══ Data lines
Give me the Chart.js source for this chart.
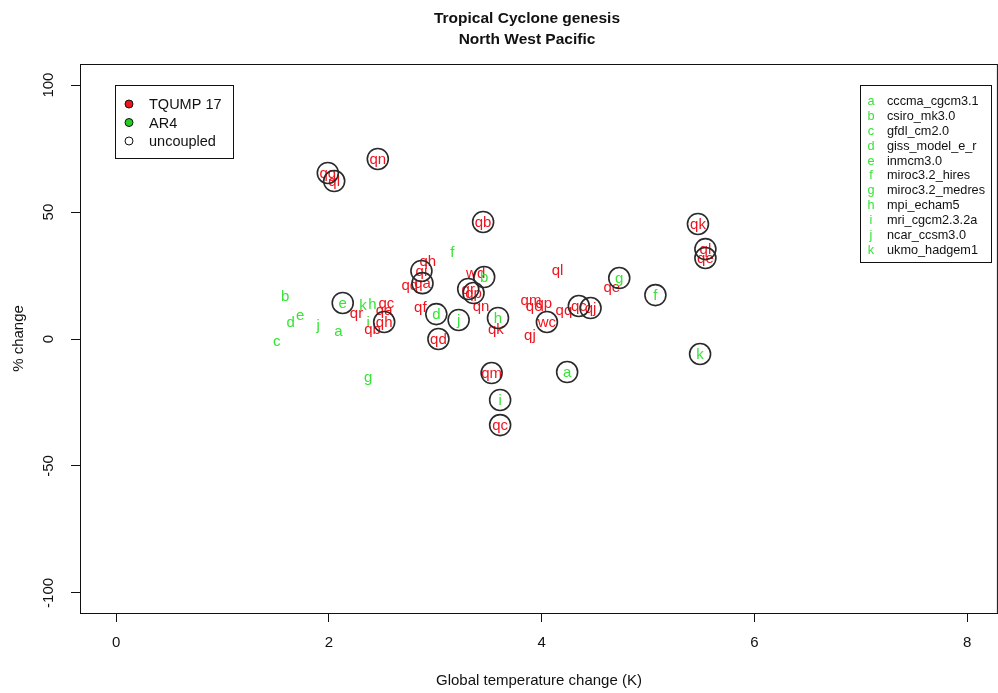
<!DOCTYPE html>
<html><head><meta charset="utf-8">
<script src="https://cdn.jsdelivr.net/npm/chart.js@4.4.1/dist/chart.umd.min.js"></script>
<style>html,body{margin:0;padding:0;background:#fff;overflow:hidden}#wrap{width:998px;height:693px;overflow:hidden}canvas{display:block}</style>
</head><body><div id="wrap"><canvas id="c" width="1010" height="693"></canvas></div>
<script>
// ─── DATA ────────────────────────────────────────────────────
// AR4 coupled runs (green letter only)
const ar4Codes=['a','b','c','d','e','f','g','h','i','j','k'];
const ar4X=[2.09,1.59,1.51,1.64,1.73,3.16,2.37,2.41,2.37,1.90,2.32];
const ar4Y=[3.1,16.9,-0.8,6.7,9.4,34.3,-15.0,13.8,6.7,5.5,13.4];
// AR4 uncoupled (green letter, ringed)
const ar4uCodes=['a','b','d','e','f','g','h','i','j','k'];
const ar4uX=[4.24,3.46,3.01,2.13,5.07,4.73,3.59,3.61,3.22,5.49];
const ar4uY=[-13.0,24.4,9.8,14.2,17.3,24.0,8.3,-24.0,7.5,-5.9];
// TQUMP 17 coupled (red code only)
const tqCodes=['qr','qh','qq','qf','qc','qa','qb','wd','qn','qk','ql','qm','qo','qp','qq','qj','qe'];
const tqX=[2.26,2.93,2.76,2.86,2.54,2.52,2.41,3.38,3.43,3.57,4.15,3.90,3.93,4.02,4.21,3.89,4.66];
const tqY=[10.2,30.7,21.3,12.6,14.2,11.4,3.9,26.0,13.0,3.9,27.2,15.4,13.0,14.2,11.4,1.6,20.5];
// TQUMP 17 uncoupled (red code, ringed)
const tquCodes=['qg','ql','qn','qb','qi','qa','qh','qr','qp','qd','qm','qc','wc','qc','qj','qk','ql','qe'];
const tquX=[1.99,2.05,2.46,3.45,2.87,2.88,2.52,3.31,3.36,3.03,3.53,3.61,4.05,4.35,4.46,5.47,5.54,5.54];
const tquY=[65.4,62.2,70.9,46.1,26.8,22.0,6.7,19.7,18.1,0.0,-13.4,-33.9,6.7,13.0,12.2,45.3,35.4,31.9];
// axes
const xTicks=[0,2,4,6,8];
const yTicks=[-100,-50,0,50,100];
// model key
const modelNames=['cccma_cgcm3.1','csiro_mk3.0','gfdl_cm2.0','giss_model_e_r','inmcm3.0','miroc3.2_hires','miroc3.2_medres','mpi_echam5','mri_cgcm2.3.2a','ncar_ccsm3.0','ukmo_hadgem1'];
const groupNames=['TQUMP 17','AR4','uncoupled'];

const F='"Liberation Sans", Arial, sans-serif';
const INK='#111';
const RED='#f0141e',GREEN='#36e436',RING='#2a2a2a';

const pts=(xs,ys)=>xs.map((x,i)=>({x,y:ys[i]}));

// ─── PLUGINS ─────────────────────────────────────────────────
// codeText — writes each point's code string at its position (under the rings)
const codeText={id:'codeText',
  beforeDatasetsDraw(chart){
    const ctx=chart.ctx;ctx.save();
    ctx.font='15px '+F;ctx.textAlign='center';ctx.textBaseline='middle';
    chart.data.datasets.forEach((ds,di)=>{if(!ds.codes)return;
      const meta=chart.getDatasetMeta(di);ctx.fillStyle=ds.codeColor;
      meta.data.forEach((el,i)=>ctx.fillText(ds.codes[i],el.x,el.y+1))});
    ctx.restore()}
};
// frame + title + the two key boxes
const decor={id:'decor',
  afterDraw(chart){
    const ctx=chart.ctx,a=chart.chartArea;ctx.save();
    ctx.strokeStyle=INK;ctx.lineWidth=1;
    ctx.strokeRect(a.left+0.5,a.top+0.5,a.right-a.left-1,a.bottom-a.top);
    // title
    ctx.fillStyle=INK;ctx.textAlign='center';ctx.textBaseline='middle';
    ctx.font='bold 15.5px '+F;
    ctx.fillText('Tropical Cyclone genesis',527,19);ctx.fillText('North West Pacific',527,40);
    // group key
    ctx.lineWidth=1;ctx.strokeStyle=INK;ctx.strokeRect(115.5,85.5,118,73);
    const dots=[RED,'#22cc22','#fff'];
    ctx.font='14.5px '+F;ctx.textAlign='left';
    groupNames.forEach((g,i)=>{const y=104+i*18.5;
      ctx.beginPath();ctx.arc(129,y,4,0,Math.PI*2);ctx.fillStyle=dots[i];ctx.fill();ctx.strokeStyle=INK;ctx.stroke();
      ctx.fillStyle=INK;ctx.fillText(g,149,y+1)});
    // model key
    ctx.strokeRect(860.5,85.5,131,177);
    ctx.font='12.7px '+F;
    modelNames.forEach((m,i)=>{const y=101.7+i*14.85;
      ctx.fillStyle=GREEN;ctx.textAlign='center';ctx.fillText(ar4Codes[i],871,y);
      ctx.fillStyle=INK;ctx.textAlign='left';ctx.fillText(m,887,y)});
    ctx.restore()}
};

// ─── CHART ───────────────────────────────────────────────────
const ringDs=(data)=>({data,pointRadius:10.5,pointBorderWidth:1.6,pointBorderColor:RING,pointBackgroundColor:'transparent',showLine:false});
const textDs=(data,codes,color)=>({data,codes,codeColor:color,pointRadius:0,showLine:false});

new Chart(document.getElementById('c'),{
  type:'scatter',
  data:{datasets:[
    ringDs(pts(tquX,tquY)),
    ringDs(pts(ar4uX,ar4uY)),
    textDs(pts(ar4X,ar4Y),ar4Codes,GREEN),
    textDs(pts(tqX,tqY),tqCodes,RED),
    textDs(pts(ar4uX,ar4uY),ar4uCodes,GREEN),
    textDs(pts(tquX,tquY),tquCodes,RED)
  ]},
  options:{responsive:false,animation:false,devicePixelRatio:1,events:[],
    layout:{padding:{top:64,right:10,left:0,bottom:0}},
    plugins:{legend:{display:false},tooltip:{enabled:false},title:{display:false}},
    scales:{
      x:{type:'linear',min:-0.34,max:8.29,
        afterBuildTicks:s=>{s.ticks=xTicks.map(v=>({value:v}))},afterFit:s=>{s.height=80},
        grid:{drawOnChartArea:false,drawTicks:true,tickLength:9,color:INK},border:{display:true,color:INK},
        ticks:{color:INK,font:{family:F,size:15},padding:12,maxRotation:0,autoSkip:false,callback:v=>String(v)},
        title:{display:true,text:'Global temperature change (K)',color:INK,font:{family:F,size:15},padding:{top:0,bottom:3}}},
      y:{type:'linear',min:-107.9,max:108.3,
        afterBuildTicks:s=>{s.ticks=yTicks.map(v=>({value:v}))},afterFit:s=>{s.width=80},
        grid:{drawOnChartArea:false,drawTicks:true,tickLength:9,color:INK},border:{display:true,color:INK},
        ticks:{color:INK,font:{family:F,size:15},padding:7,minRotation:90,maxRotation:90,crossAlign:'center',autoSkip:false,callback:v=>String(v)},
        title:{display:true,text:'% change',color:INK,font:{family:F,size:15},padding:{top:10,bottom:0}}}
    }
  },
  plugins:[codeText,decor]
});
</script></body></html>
════
» What this task involves
Output all of the data exactly as it stands, minus any images.

» Worked solution
Give me the Chart.js source for this chart.
<!DOCTYPE html>
<html><head><meta charset="utf-8">
<script src="https://cdn.jsdelivr.net/npm/chart.js@4.4.1/dist/chart.umd.min.js"></script>
<style>html,body{margin:0;padding:0;background:#fff;overflow:hidden}#wrap{width:998px;height:693px;overflow:hidden}canvas{display:block}</style>
</head><body><div id="wrap"><canvas id="c" width="1010" height="693"></canvas></div>
<script>
// ─── DATA ────────────────────────────────────────────────────
// AR4 coupled runs (green letter only)
const ar4Codes=['a','b','c','d','e','f','g','h','i','j','k'];
const ar4X=[2.09,1.59,1.51,1.64,1.73,3.16,2.37,2.41,2.37,1.90,2.32];
const ar4Y=[3.1,16.9,-0.8,6.7,9.4,34.3,-15.0,13.8,6.7,5.5,13.4];
// AR4 uncoupled (green letter, ringed)
const ar4uCodes=['a','b','d','e','f','g','h','i','j','k'];
const ar4uX=[4.24,3.46,3.01,2.13,5.07,4.73,3.59,3.61,3.22,5.49];
const ar4uY=[-13.0,24.4,9.8,14.2,17.3,24.0,8.3,-24.0,7.5,-5.9];
// TQUMP 17 coupled (red code only)
const tqCodes=['qr','qh','qq','qf','qc','qa','qb','wd','qn','qk','ql','qm','qo','qp','qq','qj','qe'];
const tqX=[2.26,2.93,2.76,2.86,2.54,2.52,2.41,3.38,3.43,3.57,4.15,3.90,3.93,4.02,4.21,3.89,4.66];
const tqY=[10.2,30.7,21.3,12.6,14.2,11.4,3.9,26.0,13.0,3.9,27.2,15.4,13.0,14.2,11.4,1.6,20.5];
// TQUMP 17 uncoupled (red code, ringed)
const tquCodes=['qg','ql','qn','qb','qi','qa','qh','qr','qp','qd','qm','qc','wc','qc','qj','qk','ql','qe'];
const tquX=[1.99,2.05,2.46,3.45,2.87,2.88,2.52,3.31,3.36,3.03,3.53,3.61,4.05,4.35,4.46,5.47,5.54,5.54];
const tquY=[65.4,62.2,70.9,46.1,26.8,22.0,6.7,19.7,18.1,0.0,-13.4,-33.9,6.7,13.0,12.2,45.3,35.4,31.9];
// axes
const xTicks=[0,2,4,6,8];
const yTicks=[-100,-50,0,50,100];
// model key
const modelNames=['cccma_cgcm3.1','csiro_mk3.0','gfdl_cm2.0','giss_model_e_r','inmcm3.0','miroc3.2_hires','miroc3.2_medres','mpi_echam5','mri_cgcm2.3.2a','ncar_ccsm3.0','ukmo_hadgem1'];
const groupNames=['TQUMP 17','AR4','uncoupled'];

const F='"Liberation Sans", Arial, sans-serif';
const INK='#111';
const RED='#f0141e',GREEN='#36e436',RING='#2a2a2a';

const pts=(xs,ys)=>xs.map((x,i)=>({x,y:ys[i]}));

// ─── PLUGINS ─────────────────────────────────────────────────
// codeText — writes each point's code string at its position (under the rings)
const codeText={id:'codeText',
  beforeDatasetsDraw(chart){
    const ctx=chart.ctx;ctx.save();
    ctx.font='15px '+F;ctx.textAlign='center';ctx.textBaseline='middle';
    chart.data.datasets.forEach((ds,di)=>{if(!ds.codes)return;
      const meta=chart.getDatasetMeta(di);ctx.fillStyle=ds.codeColor;
      meta.data.forEach((el,i)=>ctx.fillText(ds.codes[i],el.x,el.y+1))});
    ctx.restore()}
};
// frame + title + the two key boxes
const decor={id:'decor',
  afterDraw(chart){
    const ctx=chart.ctx,a=chart.chartArea;ctx.save();
    ctx.strokeStyle=INK;ctx.lineWidth=1;
    ctx.strokeRect(a.left+0.5,a.top+0.5,a.right-a.left-1,a.bottom-a.top);
    // title
    ctx.fillStyle=INK;ctx.textAlign='center';ctx.textBaseline='middle';
    ctx.font='bold 15.5px '+F;
    ctx.fillText('Tropical Cyclone genesis',527,19);ctx.fillText('North West Pacific',527,40);
    // group key
    ctx.lineWidth=1;ctx.strokeStyle=INK;ctx.strokeRect(115.5,85.5,118,73);
    const dots=[RED,'#22cc22','#fff'];
    ctx.font='14.5px '+F;ctx.textAlign='left';
    groupNames.forEach((g,i)=>{const y=104+i*18.5;
      ctx.beginPath();ctx.arc(129,y,4,0,Math.PI*2);ctx.fillStyle=dots[i];ctx.fill();ctx.strokeStyle=INK;ctx.stroke();
      ctx.fillStyle=INK;ctx.fillText(g,149,y+1)});
    // model key
    ctx.strokeRect(860.5,85.5,131,177);
    ctx.font='12.7px '+F;
    modelNames.forEach((m,i)=>{const y=101.7+i*14.85;
      ctx.fillStyle=GREEN;ctx.textAlign='center';ctx.fillText(ar4Codes[i],871,y);
      ctx.fillStyle=INK;ctx.textAlign='left';ctx.fillText(m,887,y)});
    ctx.restore()}
};

// ─── CHART ───────────────────────────────────────────────────
const ringDs=(data)=>({data,pointRadius:10.5,pointBorderWidth:1.6,pointBorderColor:RING,pointBackgroundColor:'transparent',showLine:false});
const textDs=(data,codes,color)=>({data,codes,codeColor:color,pointRadius:0,showLine:false});

new Chart(document.getElementById('c'),{
  type:'scatter',
  data:{datasets:[
    ringDs(pts(tquX,tquY)),
    ringDs(pts(ar4uX,ar4uY)),
    textDs(pts(ar4X,ar4Y),ar4Codes,GREEN),
    textDs(pts(tqX,tqY),tqCodes,RED),
    textDs(pts(ar4uX,ar4uY),ar4uCodes,GREEN),
    textDs(pts(tquX,tquY),tquCodes,RED)
  ]},
  options:{responsive:false,animation:false,devicePixelRatio:1,events:[],
    layout:{padding:{top:64,right:10,left:0,bottom:0}},
    plugins:{legend:{display:false},tooltip:{enabled:false},title:{display:false}},
    scales:{
      x:{type:'linear',min:-0.34,max:8.29,
        afterBuildTicks:s=>{s.ticks=xTicks.map(v=>({value:v}))},afterFit:s=>{s.height=80},
        grid:{drawOnChartArea:false,drawTicks:true,tickLength:9,color:INK},border:{display:true,color:INK},
        ticks:{color:INK,font:{family:F,size:15},padding:12,maxRotation:0,autoSkip:false,callback:v=>String(v)},
        title:{display:true,text:'Global temperature change (K)',color:INK,font:{family:F,size:15},padding:{top:0,bottom:3}}},
      y:{type:'linear',min:-107.9,max:108.3,
        afterBuildTicks:s=>{s.ticks=yTicks.map(v=>({value:v}))},afterFit:s=>{s.width=80},
        grid:{drawOnChartArea:false,drawTicks:true,tickLength:9,color:INK},border:{display:true,color:INK},
        ticks:{color:INK,font:{family:F,size:15},padding:7,minRotation:90,maxRotation:90,crossAlign:'center',autoSkip:false,callback:v=>String(v)},
        title:{display:true,text:'% change',color:INK,font:{family:F,size:15},padding:{top:10,bottom:0}}}
    }
  },
  plugins:[codeText,decor]
});
</script></body></html>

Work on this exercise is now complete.